Your task is to copy every line of the entries that contains "with".

# Start of PROVIDED MATERIAL

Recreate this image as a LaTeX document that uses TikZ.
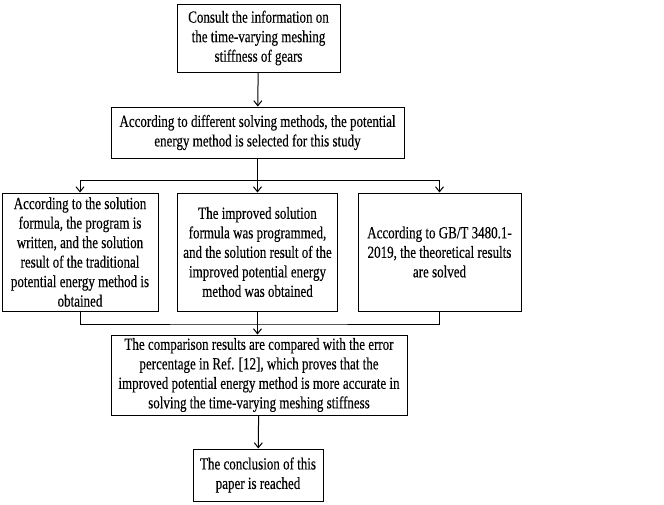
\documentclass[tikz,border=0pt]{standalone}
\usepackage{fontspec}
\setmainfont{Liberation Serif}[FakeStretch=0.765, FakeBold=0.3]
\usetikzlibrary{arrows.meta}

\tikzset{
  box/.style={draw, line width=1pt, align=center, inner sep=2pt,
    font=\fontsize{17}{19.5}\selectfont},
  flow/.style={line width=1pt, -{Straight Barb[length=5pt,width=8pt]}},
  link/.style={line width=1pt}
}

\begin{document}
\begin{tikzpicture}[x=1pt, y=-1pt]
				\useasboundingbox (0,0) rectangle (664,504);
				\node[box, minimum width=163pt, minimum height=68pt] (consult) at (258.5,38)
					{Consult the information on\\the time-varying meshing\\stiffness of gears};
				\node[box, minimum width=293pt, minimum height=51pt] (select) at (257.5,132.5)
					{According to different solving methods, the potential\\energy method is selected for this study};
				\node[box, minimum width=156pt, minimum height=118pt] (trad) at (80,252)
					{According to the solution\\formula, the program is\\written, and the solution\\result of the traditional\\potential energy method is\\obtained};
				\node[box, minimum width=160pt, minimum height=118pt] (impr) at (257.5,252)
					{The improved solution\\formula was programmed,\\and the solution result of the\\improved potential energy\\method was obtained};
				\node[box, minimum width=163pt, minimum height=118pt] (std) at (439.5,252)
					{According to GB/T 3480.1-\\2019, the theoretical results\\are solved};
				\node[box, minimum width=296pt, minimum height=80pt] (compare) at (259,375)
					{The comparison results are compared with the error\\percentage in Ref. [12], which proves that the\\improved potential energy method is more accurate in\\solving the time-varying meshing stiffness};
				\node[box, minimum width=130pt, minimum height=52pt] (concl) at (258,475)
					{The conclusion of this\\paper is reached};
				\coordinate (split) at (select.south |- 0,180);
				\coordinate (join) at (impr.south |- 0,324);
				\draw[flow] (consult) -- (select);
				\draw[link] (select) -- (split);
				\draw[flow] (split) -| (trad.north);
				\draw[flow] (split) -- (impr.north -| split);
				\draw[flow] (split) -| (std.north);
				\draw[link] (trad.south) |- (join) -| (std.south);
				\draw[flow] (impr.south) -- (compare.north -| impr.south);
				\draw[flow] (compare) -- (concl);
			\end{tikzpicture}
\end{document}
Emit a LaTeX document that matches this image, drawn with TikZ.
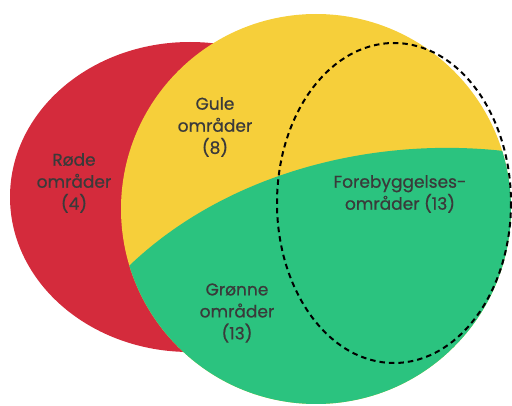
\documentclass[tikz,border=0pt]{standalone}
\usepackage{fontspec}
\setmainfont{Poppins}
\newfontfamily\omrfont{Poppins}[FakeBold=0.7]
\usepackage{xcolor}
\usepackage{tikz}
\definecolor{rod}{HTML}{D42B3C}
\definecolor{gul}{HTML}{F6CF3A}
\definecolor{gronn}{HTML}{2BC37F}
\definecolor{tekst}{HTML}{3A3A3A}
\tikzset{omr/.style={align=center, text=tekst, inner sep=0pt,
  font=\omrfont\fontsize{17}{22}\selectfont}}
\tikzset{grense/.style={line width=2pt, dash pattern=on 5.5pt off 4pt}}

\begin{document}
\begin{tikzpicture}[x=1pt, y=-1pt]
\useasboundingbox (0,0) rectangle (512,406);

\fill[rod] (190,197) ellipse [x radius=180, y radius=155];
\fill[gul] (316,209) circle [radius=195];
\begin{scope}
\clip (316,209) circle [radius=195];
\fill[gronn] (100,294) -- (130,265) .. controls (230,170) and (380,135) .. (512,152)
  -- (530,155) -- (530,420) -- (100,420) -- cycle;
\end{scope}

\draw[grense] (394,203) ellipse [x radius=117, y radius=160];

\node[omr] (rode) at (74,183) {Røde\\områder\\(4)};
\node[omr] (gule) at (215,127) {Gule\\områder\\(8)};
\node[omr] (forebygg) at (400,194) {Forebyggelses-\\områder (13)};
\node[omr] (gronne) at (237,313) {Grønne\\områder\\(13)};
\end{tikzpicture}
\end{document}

# End of PROVIDED MATERIAL

▶ [OUTPUT FOR THIS EXERCISE]:
					{The comparison results are compared with the error\\percentage in Ref. [12], which proves that the\\improved potential energy method is more accurate in\\solving the time-varying meshing stiffness};
Emit a LaTeX document that matches this image, drawn with TikZ.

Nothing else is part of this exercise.